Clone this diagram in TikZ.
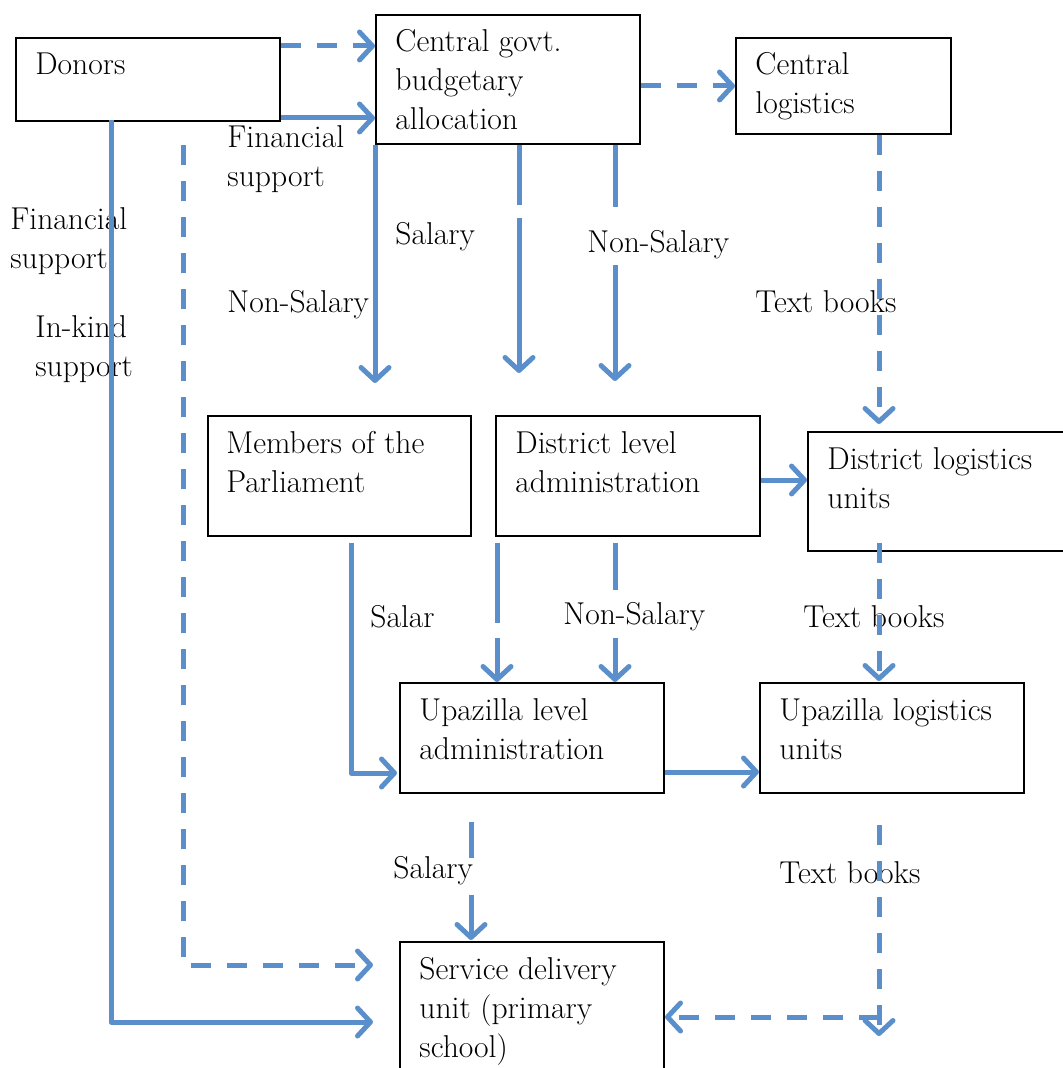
\documentclass[tikz,border=0pt]{standalone}
\usetikzlibrary{arrows.meta}
\definecolor{flow}{RGB}{91,143,203}
\begin{document}
\begin{tikzpicture}[x=0.5pt,y=-0.5pt,
  box/.style={draw=black, line width=1pt, inner sep=0pt, anchor=north west},
  txt/.style={anchor=base west, align=left, inner sep=0pt, font=\fontsize{15.8pt}{19.5pt}\selectfont},
  sflow/.style={draw=flow, line width=2.5pt, line join=round, -{Straight Barb[length=6.5pt,width=14pt,round]}},
  pflow/.style={draw=flow, line width=2.5pt},
  dflow/.style={sflow, dash pattern=on 10pt off 8pt}]
\useasboundingbox (0,0) rectangle (1062,1068);
% boxes
\node[box, minimum width=132pt, minimum height=41.5pt] (donors) at (15,37) {};
\node[box, minimum width=132pt, minimum height=64.5pt] (central) at (375,14) {};
\node[box, minimum width=107.5pt, minimum height=48pt] (clog) at (735,37) {};
\node[box, minimum width=131.5pt, minimum height=60pt] (mp) at (207,415) {};
\node[box, minimum width=132pt, minimum height=60pt] (dadm) at (495,415) {};
\node[box, minimum width=130pt, minimum height=59.5pt] (dlog) at (807,431) {};
\node[box, minimum width=132pt, minimum height=55pt] (uadm) at (399,682) {};
\node[box, minimum width=132pt, minimum height=55pt] (ulog) at (759,682) {};
\node[box, minimum width=132pt, minimum height=72pt] (sdu) at (399,941) {};
% box texts (anchored at the baseline of their last line)
\node[txt] (tdonors) at (35,75) {Donors};
\node[txt] (tcentral) at (395,130) {Central govt.\\budgetary\\allocation};
\node[txt] (tclog) at (755,114) {Central\\logistics};
\node[txt] (tmp) at (226,492) {Members of the\\Parliament};
\node[txt] (tdadm) at (515,492) {District level\\administration};
\node[txt] (tdlog) at (827,508) {District logistics\\units};
\node[txt] (tuadm) at (419,759) {Upazilla level\\administration};
\node[txt] (tulog) at (779,759) {Upazilla logistics\\units};
\node[txt] (tsdu) at (419,1057) {Service delivery\\unit (primary\\school)};
% labels
\node[txt] (lfin1) at (227,187) {Financial\\support};
\node[txt] (lfin2) at (10,269) {Financial\\support};
\node[txt] (link) at (35,377) {In-kind\\support};
\node[txt] (lsal1) at (395,245) {Salary};
\node[txt] (lnon1) at (227,313) {Non-Salary};
\node[txt] (lnon2) at (587,253) {Non-Salary};
\node[txt] (ltb1) at (755,313) {Text books};
\node[txt] (lsal2) at (370,627) {Salar};
\node[txt] (lnon3) at (563,624) {Non-Salary};
\node[txt] (ltb2) at (803,627) {Text books};
\node[txt] (lsal3) at (393,878) {Salary};
\node[txt] (ltb3) at (779,883) {Text books};
% helper coordinates
\coordinate (sdin) at ([xshift=-13pt]sdu.west);
\coordinate (lcorner) at (183,965);
\coordinate (lstart) at (183,145);
% connectors
\draw[dflow] (donors.east |- 0,46) -- (central.west |- 0,46);
\draw[sflow] (donors.east |- 0,118) -- (central.west |- 0,118);
\draw[sflow] (111,120) -- (111,1022) -- (sdin |- 0,1022);
\draw[dflow] (lstart) -- (lcorner) -- (sdin |- lcorner);
\draw[sflow] (central.south west |- 0,145) -- (central.south west |- 0,383);
\draw[pflow] (519,145) -- (519,205);
\draw[sflow] (519,218) -- (519,373);
\draw[pflow] (615,145) -- (615,207);
\draw[sflow] (615,265) -- (615,381);
\draw[dflow] (central.east |- 0,86) -- (clog.west |- 0,86);
\draw[dflow] (879,135) -- (879,424);
\draw[sflow] (dadm.east |- 0,480) -- (dlog.west |- 0,480);
\draw[sflow] (351,543) -- (351,773) -- ([xshift=-1pt]uadm.west |- 0,773);
\draw[pflow] (497,543) -- (497,623);
\draw[sflow] (497,638) -- (497,682);
\draw[pflow] (615,543) -- (615,590);
\draw[sflow] (615,638) -- (615,682);
\draw[dflow] (879,543) -- (879,681);
\draw[sflow] (uadm.east |- 0,772) -- (ulog.west |- 0,772);
\draw[pflow] (471,822) -- (471,858);
\draw[sflow] (471,895) -- (471,940);
\draw[dflow] (879,825) -- (879,1036);
\draw[dflow] (879,1017) -- (sdu.east |- 0,1017);
\end{tikzpicture}
\end{document}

# # # # #

◆ TASK GOAL: Leave out the pictures and restate everything else word for word.

◆ FULL RESPONSE:
Clone this diagram in TikZ.
\documentclass[tikz,border=0pt]{standalone}
\usetikzlibrary{arrows.meta}
\definecolor{flow}{RGB}{91,143,203}
\begin{document}
\begin{tikzpicture}[x=0.5pt,y=-0.5pt,
  box/.style={draw=black, line width=1pt, inner sep=0pt, anchor=north west},
  txt/.style={anchor=base west, align=left, inner sep=0pt, font=\fontsize{15.8pt}{19.5pt}\selectfont},
  sflow/.style={draw=flow, line width=2.5pt, line join=round, -{Straight Barb[length=6.5pt,width=14pt,round]}},
  pflow/.style={draw=flow, line width=2.5pt},
  dflow/.style={sflow, dash pattern=on 10pt off 8pt}]
\useasboundingbox (0,0) rectangle (1062,1068);
% boxes
\node[box, minimum width=132pt, minimum height=41.5pt] (donors) at (15,37) {};
\node[box, minimum width=132pt, minimum height=64.5pt] (central) at (375,14) {};
\node[box, minimum width=107.5pt, minimum height=48pt] (clog) at (735,37) {};
\node[box, minimum width=131.5pt, minimum height=60pt] (mp) at (207,415) {};
\node[box, minimum width=132pt, minimum height=60pt] (dadm) at (495,415) {};
\node[box, minimum width=130pt, minimum height=59.5pt] (dlog) at (807,431) {};
\node[box, minimum width=132pt, minimum height=55pt] (uadm) at (399,682) {};
\node[box, minimum width=132pt, minimum height=55pt] (ulog) at (759,682) {};
\node[box, minimum width=132pt, minimum height=72pt] (sdu) at (399,941) {};
% box texts (anchored at the baseline of their last line)
\node[txt] (tdonors) at (35,75) {Donors};
\node[txt] (tcentral) at (395,130) {Central govt.\\budgetary\\allocation};
\node[txt] (tclog) at (755,114) {Central\\logistics};
\node[txt] (tmp) at (226,492) {Members of the\\Parliament};
\node[txt] (tdadm) at (515,492) {District level\\administration};
\node[txt] (tdlog) at (827,508) {District logistics\\units};
\node[txt] (tuadm) at (419,759) {Upazilla level\\administration};
\node[txt] (tulog) at (779,759) {Upazilla logistics\\units};
\node[txt] (tsdu) at (419,1057) {Service delivery\\unit (primary\\school)};
% labels
\node[txt] (lfin1) at (227,187) {Financial\\support};
\node[txt] (lfin2) at (10,269) {Financial\\support};
\node[txt] (link) at (35,377) {In-kind\\support};
\node[txt] (lsal1) at (395,245) {Salary};
\node[txt] (lnon1) at (227,313) {Non-Salary};
\node[txt] (lnon2) at (587,253) {Non-Salary};
\node[txt] (ltb1) at (755,313) {Text books};
\node[txt] (lsal2) at (370,627) {Salar};
\node[txt] (lnon3) at (563,624) {Non-Salary};
\node[txt] (ltb2) at (803,627) {Text books};
\node[txt] (lsal3) at (393,878) {Salary};
\node[txt] (ltb3) at (779,883) {Text books};
% helper coordinates
\coordinate (sdin) at ([xshift=-13pt]sdu.west);
\coordinate (lcorner) at (183,965);
\coordinate (lstart) at (183,145);
% connectors
\draw[dflow] (donors.east |- 0,46) -- (central.west |- 0,46);
\draw[sflow] (donors.east |- 0,118) -- (central.west |- 0,118);
\draw[sflow] (111,120) -- (111,1022) -- (sdin |- 0,1022);
\draw[dflow] (lstart) -- (lcorner) -- (sdin |- lcorner);
\draw[sflow] (central.south west |- 0,145) -- (central.south west |- 0,383);
\draw[pflow] (519,145) -- (519,205);
\draw[sflow] (519,218) -- (519,373);
\draw[pflow] (615,145) -- (615,207);
\draw[sflow] (615,265) -- (615,381);
\draw[dflow] (central.east |- 0,86) -- (clog.west |- 0,86);
\draw[dflow] (879,135) -- (879,424);
\draw[sflow] (dadm.east |- 0,480) -- (dlog.west |- 0,480);
\draw[sflow] (351,543) -- (351,773) -- ([xshift=-1pt]uadm.west |- 0,773);
\draw[pflow] (497,543) -- (497,623);
\draw[sflow] (497,638) -- (497,682);
\draw[pflow] (615,543) -- (615,590);
\draw[sflow] (615,638) -- (615,682);
\draw[dflow] (879,543) -- (879,681);
\draw[sflow] (uadm.east |- 0,772) -- (ulog.west |- 0,772);
\draw[pflow] (471,822) -- (471,858);
\draw[sflow] (471,895) -- (471,940);
\draw[dflow] (879,825) -- (879,1036);
\draw[dflow] (879,1017) -- (sdu.east |- 0,1017);
\end{tikzpicture}
\end{document}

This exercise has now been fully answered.